The vote in Arizona followed weeks of protest across the state and promises from the governor to raise salaries. The Arizona Education Association and Arizona Educators United, a group of teachers who organized independently on Facebook, said that 78 percent of the teachers and school workers who cast ballots supported a walkout.
The groups said the walkout would take place on April 26 if legislators and the governor did not meet their demands, not only for a raise for teachers but also one for school support staff. They also called for an end to tax cuts until Arizona’s per-pupil spending reaches the national average.
Unlike West Virginia and Oklahoma, Arizona has never before had a statewide teacher walkout, and has experienced only a handful of districtwide strikes over the past four decades.
The state has cut approximately $1 billion from schools since the 2008 recession, while also cutting taxes. It spent under $7,500 per pupil annually in 2015, the last year for which census data was available; only Utah and Idaho spent less.
As in the other states where teachers have picketed, many districts in Arizona are facing teacher shortages in subjects like math, science and special education, with principals reporting that staff members are moving to deeper-pocketed states to earn up to $20,000 more per year, or to work in better-funded classrooms.
Noah Karvelis, an elementary school music teacher and the founder of Arizona Educators United, said he was sympathetic to the disruption that widespread school closings would cause students and parents. But, he said, that should not forestall a walkout.
“If we maintain the status quo, that is way worse than missing a couple of days of school,” Mr. Karvelis said at a news conference outside the union headquarters in Phoenix. “The biggest disservice any of us could do for our students right now is to not act in this moment.”
Across Arizona, tens of thousands of teachers, parents and students, clad in red, participated in protests outside schools on April 11. Gov. Doug Ducey said he was “impressed” by the movement, which calls itself #RedForEd. He promised to provide teachers with a 20 percent raise by 2020, and to restore school budgets to pre-Recession levels over the next five years. He said he could do so without raising taxes, because the state’s economy is improving and existing state programs could be cut.
But many teachers rejected that plan, or said they distrusted Mr. Ducey, a first-term Republican.
“You don’t rob Peter to feed Paul,” said Kassandra Dominguez, who teaches kindergarten and first grade in the Pendergast school district, near Phoenix. “That’s so wrong, and I wouldn’t want that money.”
Alternate proposals for raising school budgets include increasing an education sales tax from six-tenths of a cent to one cent, or closing corporate tax loopholes.
The average teacher salary in Arizona is about $47,000 per year, according to the National Center for Education Statistics. But starting salaries are much lower, and many teachers leading the protest movement are in their 20s and 30s.
Ms. Dominguez, 27, earns $38,250 per year, and says that because of low education budgets, she has had to pay out of pocket, or raise money from private donors, to buy her students science supplies, chairs and snacks. She voted in favor of a walkout. Her district had lost a total of $1.6 million over the past five years because of budget cuts, according to administrators, and the school board had come out in favor of the #RedForEd movement.

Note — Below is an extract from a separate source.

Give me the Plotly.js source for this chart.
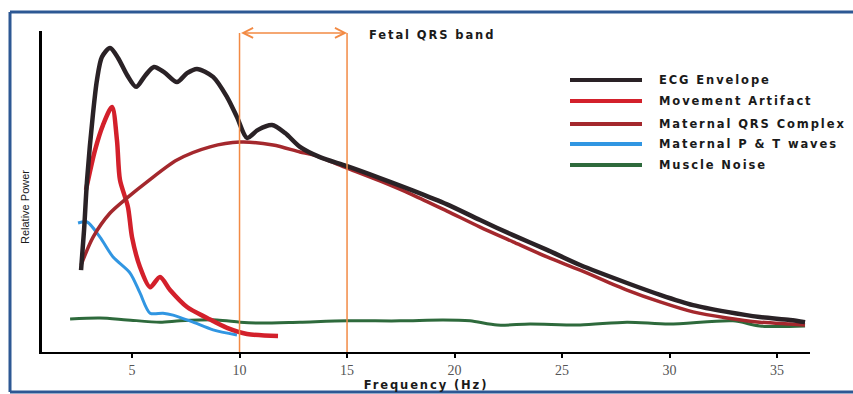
<!DOCTYPE html>
<html>
<head>
<meta charset="utf-8">
<script src="https://cdn.plot.ly/plotly-3.0.1.min.js"></script>
<style>
html,body{margin:0;padding:0;background:#fff;}
#chart{width:853px;height:394px;}
.annotation-text[data-unformatted^="<b>"], .xtitle {letter-spacing:1.9px;}
</style>
</head>
<body>
<div id="chart"></div>
<script>
// Frequency (Hz) / relative power (0-100)
const ecgFreq = [2.63,2.77,2.91,3.19,3.37,3.60,3.98,4.35,4.77,5.19,5.60,6.02,6.49,7.09,7.56,8.02,8.77,9.42,9.88,10.35,10.86,11.51,12.12,12.81,13.74,15.0,16.53,18.07,19.65,21.19,22.72,24.30,25.84,28.02,29.56,31.09,32.67,34.19,35.6,36.3];
const ecgPower = [25.5,38.0,53.6,74.5,84.7,91.9,94.7,91.6,86.3,82.6,86.0,88.8,87.2,84.1,86.9,88.2,85.7,79.4,73.2,66.7,69.2,70.7,68.2,63.9,60.7,57.9,54.2,50.3,46.0,41.1,36.4,31.8,27.1,21.5,17.8,14.6,12.5,10.9,10.0,9.3];

const moveFreq = [2.86,3.28,3.65,4.07,4.30,4.44,4.81,5.0,5.37,5.84,6.30,6.77,7.56,8.49,9.42,10.35,11.79];
const movePower = [50.5,62.9,70.7,76.3,66.0,53.6,45.2,35.8,26.5,20.2,23.4,19.3,14.0,10.6,7.5,5.6,5.0];

const qrsFreq = [2.63,3.19,3.98,4.77,5.70,7.09,8.63,10.02,11.56,12.81,13.42,15.0,16.53,18.07,19.65,21.19,22.72,24.30,25.84,28.02,29.56,31.09,32.67,34.19,35.6,36.3];
const qrsPower = [27.1,35.8,43.3,48.0,53.0,59.8,63.9,65.4,64.5,62.3,61.4,57.3,53.3,48.9,43.9,38.9,34.3,29.6,25.5,19.3,15.6,12.5,10.6,9.3,8.7,8.4];

const ptFreq = [2.49,2.91,3.51,4.12,4.91,5.37,5.84,6.44,6.91,7.84,8.77,9.88];
const ptPower = [40.2,40.5,35.8,29.6,24.6,18.4,12.1,12.1,11.5,9.3,6.9,5.3];

const muscleFreq = [2.12,3.51,4.77,6.30,7.23,8.95,10.02,10.95,12.81,15.0,17.47,19.47,20.72,21.98,23.51,25.84,28.02,29.98,32.95,34.19,36.3];
const musclePower = [10.3,10.6,10.0,9.3,9.7,10.0,9.3,9.0,9.3,9.7,9.7,10.0,9.7,8.4,8.7,8.4,9.3,8.7,9.7,8.1,8.1];

const seriesNames = ["ECG Envelope","Movement Artifact","Maternal QRS Complex","Maternal P & T waves","Muscle Noise"];
const seriesColors = ["#2a2226","#d3202b","#a4282d","#3196e2","#2e6a3c"];
const seriesWidths = [4.5,4.5,3.5,3,3];
const tickVals = [5,10,15,20,25,30,35];
const bandLow = 10, bandHigh = 15;
const bandLabel = "Fetal QRS band";

const xs = [ecgFreq, moveFreq, qrsFreq, ptFreq, muscleFreq];
const ys = [ecgPower, movePower, qrsPower, ptPower, musclePower];
const order = [4,3,1,2,0];
const traces = order.map(i => ({
  x: xs[i], y: ys[i], type: 'scatter', mode: 'lines', name: seriesNames[i],
  line: {color: seriesColors[i], width: seriesWidths[i], shape: 'spline', smoothing: 0.8},
  showlegend: false, hoverinfo: 'skip'
}));

// paper coordinate helpers (plot area 42..810 x 31..352 px)
const px = v => (v - 42) / 768;
const py = v => (352 - v) / 321;

const shapes = [
  {type:'line', xref:'paper', yref:'paper', x0:px(10), x1:px(10), y0:py(12), y1:py(392), line:{color:'#2d5894', width:3}},
  {type:'line', xref:'paper', yref:'paper', x0:px(10), x1:px(860), y0:py(12), y1:py(12), line:{color:'#2d5894', width:3}},
  {type:'line', xref:'paper', yref:'paper', x0:px(10), x1:px(860), y0:py(392), y1:py(392), line:{color:'#2d5894', width:3}},
  {type:'line', xref:'x', yref:'y', x0:bandLow, x1:bandLow, y0:0, y1:99.4, line:{color:'#f28a44', width:1.5}},
  {type:'line', xref:'x', yref:'y', x0:bandHigh, x1:bandHigh, y0:0, y1:99.4, line:{color:'#f28a44', width:1.5}}
];
const legendRows = [80,101,124,144,165];
const annotations = [
  {xref:'x', yref:'y', axref:'x', ayref:'y', x:bandHigh, y:99.4, ax:bandLow, ay:99.4, text:'', showarrow:true,
   arrowhead:5, startarrowhead:5, arrowside:'end+start', arrowsize:1.3, arrowwidth:1.5, arrowcolor:'#f28a44'},
  {xref:'paper', yref:'paper', x:px(367), y:py(35), xanchor:'left', yanchor:'middle', showarrow:false,
   text:'<b>'+bandLabel+'</b>', font:{family:'DejaVu Sans', size:11.5, color:'#1a1a1a'}},
  {xref:'paper', yref:'paper', x:px(25), y:py(207), xanchor:'center', yanchor:'middle', showarrow:false, textangle:-90,
   text:'Relative Power', font:{family:'Liberation Sans', size:11, color:'#1a1a1a'}}
];
seriesNames.forEach((n,i) => {
  shapes.push({type:'line', xref:'paper', yref:'paper', x0:px(570), x1:px(642), y0:py(legendRows[i]), y1:py(legendRows[i]),
    line:{color:seriesColors[i], width:4}});
  annotations.push({xref:'paper', yref:'paper', x:px(657), y:py(legendRows[i]), xanchor:'left', yanchor:'middle', showarrow:false,
    text:'<b>'+n+'</b>', font:{family:'DejaVu Sans', size:11.5, color:'#1a1a1a'}});
});

const layout = {
  width: 853, height: 394,
  margin: {l:42, r:43, t:31, b:42, pad:0},
  paper_bgcolor:'#ffffff', plot_bgcolor:'#ffffff',
  showlegend:false,
  xaxis: {
    range:[0.814, 36.53], showgrid:false, zeroline:false,
    showline:true, linecolor:'#000', linewidth:2,
    ticks:'outside', ticklen:4, tickwidth:2, tickcolor:'#000',
    tickvals: tickVals, ticktext: tickVals.map(String),
    tickfont:{family:'Liberation Serif', size:14, color:'#555'},
    title:{text:'<b>Frequency (Hz)</b>', font:{family:'DejaVu Sans', size:11.5, color:'#1a1a1a'}, standoff:2}
  },
  yaxis: {
    range:[0,100], showgrid:false, zeroline:false,
    showline:true, linecolor:'#000', linewidth:3,
    ticks:'', showticklabels:false
  },
  shapes: shapes, annotations: annotations
};
Plotly.newPlot('chart', traces, layout, {displayModeBar:false, staticPlot:true});
</script>
</body>
</html>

In San Tan Valley, an exurban area an hour southeast of Phoenix, Mary Stavely, an elementary schoolteacher, said she had also voted in favor of a walkout. Ms. Stavely, 34, earns $36,800. Thirteen of 38 teachers at her school, Circle Cross Ranch K-8, are planning to resign at the end of this academic year, she said, because of factors like low pay and a lack of rental housing in the area.
“It directly affects students” when teacher turnover is high, Ms. Stavely said, because children “lose morale and the connections that were made” with caring adults. Ms. Stavely, a single mother, is currently living with her parents, and said she has considered looking for a higher-paying job. Still, she said she had spent her spring break going door to door to recruit parents to enroll their children at her public school. Arizona has aggressively expanded charter schools and private school vouchers in recent years, leading to enrollment declines — and potential budget cuts — for some traditional schools.
More than 57,000 educators filled out a ballot in the Arizona walkout vote. There are approximately 90,000 certified teachers in the state, but only 20,000 members of the Arizona Education Association, the union. As in the other red states that have had recent teacher protests, union membership is optional for Arizona educators, and labor organizing is new for many of them.
Among those who oppose a walkout is Jim Segar, 64, a colleague of Ms. Stavely’s at Circle Cross Ranch K-8 and a physical education teacher.
Mr. Segar said the proposal from Mr. Ducey was the best teachers could realistically hope for. “You can’t get everything at once after years of neglect,” he said. “I think people would be crazy to walk or strike now.”